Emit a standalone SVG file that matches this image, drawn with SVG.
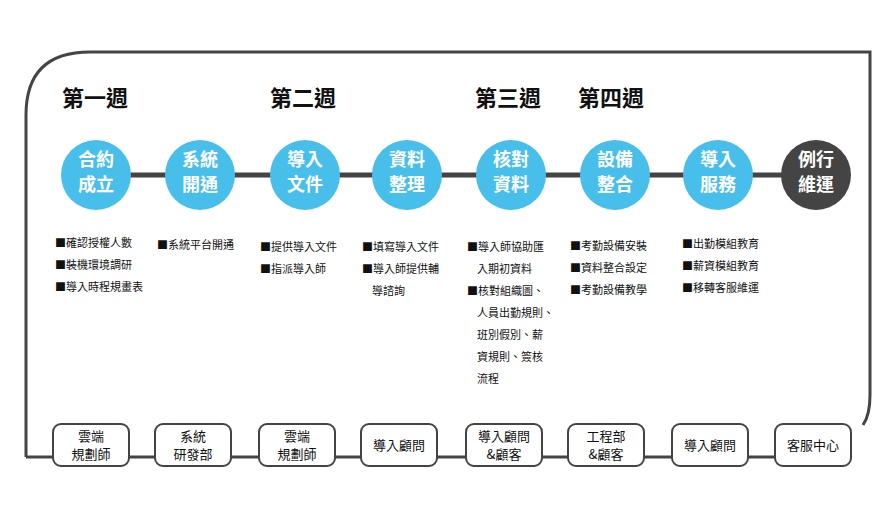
<svg xmlns="http://www.w3.org/2000/svg" width="889" height="516" viewBox="0 0 889 516">
<style>
.f{fill:none;stroke:#444;stroke-width:3}
.c{fill:#48bfea}
.d{fill:#444}
.ct{font-family:"Noto Sans CJK TC","Noto Sans CJK SC",sans-serif;font-weight:bold;font-size:18px;fill:#fff;text-anchor:middle}
.wk{font-family:"Noto Sans CJK TC",sans-serif;font-weight:bold;font-size:22px;fill:#111}
.b{font-family:"Noto Sans CJK TC",sans-serif;font-size:11px;fill:#111}
.bx{fill:#fff;stroke:#444;stroke-width:2}
.bt{font-family:"Noto Sans CJK TC",sans-serif;font-size:13px;fill:#111;text-anchor:middle}
</style>
<g id="frame"><path class="f" d="M26,457 V115 Q26,52 90,52 H870 V395 Q870,415 863,425"/></g>
<g id="connectors">
<line x1="96" y1="175" x2="816" y2="175" stroke="#444" stroke-width="5"/>
<line x1="26" y1="457" x2="850" y2="457" stroke="#444" stroke-width="3"/>
</g>
<g id="weeks">
<text class="wk" x="62" y="106">第一週</text>
<text class="wk" x="270" y="106">第二週</text>
<text class="wk" x="475" y="106">第三週</text>
<text class="wk" x="578" y="106">第四週</text>
</g>
<g id="n1"><circle class="c" cx="96" cy="175" r="35"/><text class="ct" x="96" y="166">合約</text><text class="ct" x="96" y="191">成立</text></g>
<g id="n2"><circle class="c" cx="200" cy="175" r="35"/><text class="ct" x="200" y="166">系統</text><text class="ct" x="200" y="191">開通</text></g>
<g id="n3"><circle class="c" cx="305" cy="175" r="35"/><text class="ct" x="305" y="166">導入</text><text class="ct" x="305" y="191">文件</text></g>
<g id="n4"><circle class="c" cx="407" cy="175" r="35"/><text class="ct" x="407" y="166">資料</text><text class="ct" x="407" y="191">整理</text></g>
<g id="n5"><circle class="c" cx="511" cy="175" r="35"/><text class="ct" x="511" y="166">核對</text><text class="ct" x="511" y="191">資料</text></g>
<g id="n6"><circle class="c" cx="615" cy="175" r="35"/><text class="ct" x="615" y="166">設備</text><text class="ct" x="615" y="191">整合</text></g>
<g id="n7"><circle class="c" cx="718" cy="175" r="35"/><text class="ct" x="718" y="166">導入</text><text class="ct" x="718" y="191">服務</text></g>
<g id="n8"><circle class="d" cx="816" cy="175" r="35"/><text class="ct" x="816" y="166">例行</text><text class="ct" x="816" y="191">維運</text></g>
<g id="bullets" class="b">
<text x="55" y="247">■確認授權人數</text><text x="55" y="269">■裝機環境調研</text><text x="55" y="291">■導入時程規畫表</text>
<text x="157" y="249">■系統平台開通</text>
<text x="260" y="251">■提供導入文件</text><text x="260" y="273">■指派導入師</text>
<text x="362" y="251">■填寫導入文件</text><text x="362" y="273">■導入師提供輔</text><text x="372" y="295">導諮詢</text>
<text x="467" y="251">■導入師協助匯</text><text x="477" y="273">入期初資料</text><text x="467" y="295">■核對組織圖、</text><text x="477" y="317">人員出勤規則、</text><text x="477" y="339">班別假別、薪</text><text x="477" y="361">資規則、簽核</text><text x="477" y="383">流程</text>
<text x="570" y="250">■考勤設備安裝</text><text x="570" y="272">■資料整合設定</text><text x="570" y="294">■考勤設備教學</text>
<text x="682" y="248">■出勤模組教育</text><text x="682" y="270">■薪資模組教育</text><text x="682" y="292">■移轉客服維運</text>
</g>
<g id="r1"><rect class="bx" x="53" y="424" width="76" height="42" rx="8"/><text class="bt" x="91" y="441">雲端</text><text class="bt" x="91" y="459">規劃師</text></g>
<g id="r2"><rect class="bx" x="155" y="424" width="76" height="42" rx="8"/><text class="bt" x="193" y="441">系統</text><text class="bt" x="193" y="459">研發部</text></g>
<g id="r3"><rect class="bx" x="259" y="424" width="76" height="42" rx="8"/><text class="bt" x="297" y="441">雲端</text><text class="bt" x="297" y="459">規劃師</text></g>
<g id="r4"><rect class="bx" x="361" y="424" width="76" height="42" rx="8"/><text class="bt" x="399" y="450">導入顧問</text></g>
<g id="r5"><rect class="bx" x="466" y="424" width="76" height="42" rx="8"/><text class="bt" x="504" y="441">導入顧問</text><text class="bt" x="504" y="459">&amp;顧客</text></g>
<g id="r6"><rect class="bx" x="568" y="424" width="76" height="42" rx="8"/><text class="bt" x="606" y="441">工程部</text><text class="bt" x="606" y="459">&amp;顧客</text></g>
<g id="r7"><rect class="bx" x="672" y="424" width="76" height="42" rx="8"/><text class="bt" x="710" y="450">導入顧問</text></g>
<g id="r8"><rect class="bx" x="775" y="424" width="76" height="42" rx="8"/><text class="bt" x="813" y="450">客服中心</text></g>
</svg>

## DIRECTIONS FOR THIS TASK
Copy the data character for character, but drop all pictures from the copy.

## CORRECT OUTPUT
Emit a standalone SVG file that matches this image, drawn with SVG.
<svg xmlns="http://www.w3.org/2000/svg" width="889" height="516" viewBox="0 0 889 516">
<style>
.f{fill:none;stroke:#444;stroke-width:3}
.c{fill:#48bfea}
.d{fill:#444}
.ct{font-family:"Noto Sans CJK TC","Noto Sans CJK SC",sans-serif;font-weight:bold;font-size:18px;fill:#fff;text-anchor:middle}
.wk{font-family:"Noto Sans CJK TC",sans-serif;font-weight:bold;font-size:22px;fill:#111}
.b{font-family:"Noto Sans CJK TC",sans-serif;font-size:11px;fill:#111}
.bx{fill:#fff;stroke:#444;stroke-width:2}
.bt{font-family:"Noto Sans CJK TC",sans-serif;font-size:13px;fill:#111;text-anchor:middle}
</style>
<g id="frame"><path class="f" d="M26,457 V115 Q26,52 90,52 H870 V395 Q870,415 863,425"/></g>
<g id="connectors">
<line x1="96" y1="175" x2="816" y2="175" stroke="#444" stroke-width="5"/>
<line x1="26" y1="457" x2="850" y2="457" stroke="#444" stroke-width="3"/>
</g>
<g id="weeks">
<text class="wk" x="62" y="106">第一週</text>
<text class="wk" x="270" y="106">第二週</text>
<text class="wk" x="475" y="106">第三週</text>
<text class="wk" x="578" y="106">第四週</text>
</g>
<g id="n1"><circle class="c" cx="96" cy="175" r="35"/><text class="ct" x="96" y="166">合約</text><text class="ct" x="96" y="191">成立</text></g>
<g id="n2"><circle class="c" cx="200" cy="175" r="35"/><text class="ct" x="200" y="166">系統</text><text class="ct" x="200" y="191">開通</text></g>
<g id="n3"><circle class="c" cx="305" cy="175" r="35"/><text class="ct" x="305" y="166">導入</text><text class="ct" x="305" y="191">文件</text></g>
<g id="n4"><circle class="c" cx="407" cy="175" r="35"/><text class="ct" x="407" y="166">資料</text><text class="ct" x="407" y="191">整理</text></g>
<g id="n5"><circle class="c" cx="511" cy="175" r="35"/><text class="ct" x="511" y="166">核對</text><text class="ct" x="511" y="191">資料</text></g>
<g id="n6"><circle class="c" cx="615" cy="175" r="35"/><text class="ct" x="615" y="166">設備</text><text class="ct" x="615" y="191">整合</text></g>
<g id="n7"><circle class="c" cx="718" cy="175" r="35"/><text class="ct" x="718" y="166">導入</text><text class="ct" x="718" y="191">服務</text></g>
<g id="n8"><circle class="d" cx="816" cy="175" r="35"/><text class="ct" x="816" y="166">例行</text><text class="ct" x="816" y="191">維運</text></g>
<g id="bullets" class="b">
<text x="55" y="247">■確認授權人數</text><text x="55" y="269">■裝機環境調研</text><text x="55" y="291">■導入時程規畫表</text>
<text x="157" y="249">■系統平台開通</text>
<text x="260" y="251">■提供導入文件</text><text x="260" y="273">■指派導入師</text>
<text x="362" y="251">■填寫導入文件</text><text x="362" y="273">■導入師提供輔</text><text x="372" y="295">導諮詢</text>
<text x="467" y="251">■導入師協助匯</text><text x="477" y="273">入期初資料</text><text x="467" y="295">■核對組織圖、</text><text x="477" y="317">人員出勤規則、</text><text x="477" y="339">班別假別、薪</text><text x="477" y="361">資規則、簽核</text><text x="477" y="383">流程</text>
<text x="570" y="250">■考勤設備安裝</text><text x="570" y="272">■資料整合設定</text><text x="570" y="294">■考勤設備教學</text>
<text x="682" y="248">■出勤模組教育</text><text x="682" y="270">■薪資模組教育</text><text x="682" y="292">■移轉客服維運</text>
</g>
<g id="r1"><rect class="bx" x="53" y="424" width="76" height="42" rx="8"/><text class="bt" x="91" y="441">雲端</text><text class="bt" x="91" y="459">規劃師</text></g>
<g id="r2"><rect class="bx" x="155" y="424" width="76" height="42" rx="8"/><text class="bt" x="193" y="441">系統</text><text class="bt" x="193" y="459">研發部</text></g>
<g id="r3"><rect class="bx" x="259" y="424" width="76" height="42" rx="8"/><text class="bt" x="297" y="441">雲端</text><text class="bt" x="297" y="459">規劃師</text></g>
<g id="r4"><rect class="bx" x="361" y="424" width="76" height="42" rx="8"/><text class="bt" x="399" y="450">導入顧問</text></g>
<g id="r5"><rect class="bx" x="466" y="424" width="76" height="42" rx="8"/><text class="bt" x="504" y="441">導入顧問</text><text class="bt" x="504" y="459">&amp;顧客</text></g>
<g id="r6"><rect class="bx" x="568" y="424" width="76" height="42" rx="8"/><text class="bt" x="606" y="441">工程部</text><text class="bt" x="606" y="459">&amp;顧客</text></g>
<g id="r7"><rect class="bx" x="672" y="424" width="76" height="42" rx="8"/><text class="bt" x="710" y="450">導入顧問</text></g>
<g id="r8"><rect class="bx" x="775" y="424" width="76" height="42" rx="8"/><text class="bt" x="813" y="450">客服中心</text></g>
</svg>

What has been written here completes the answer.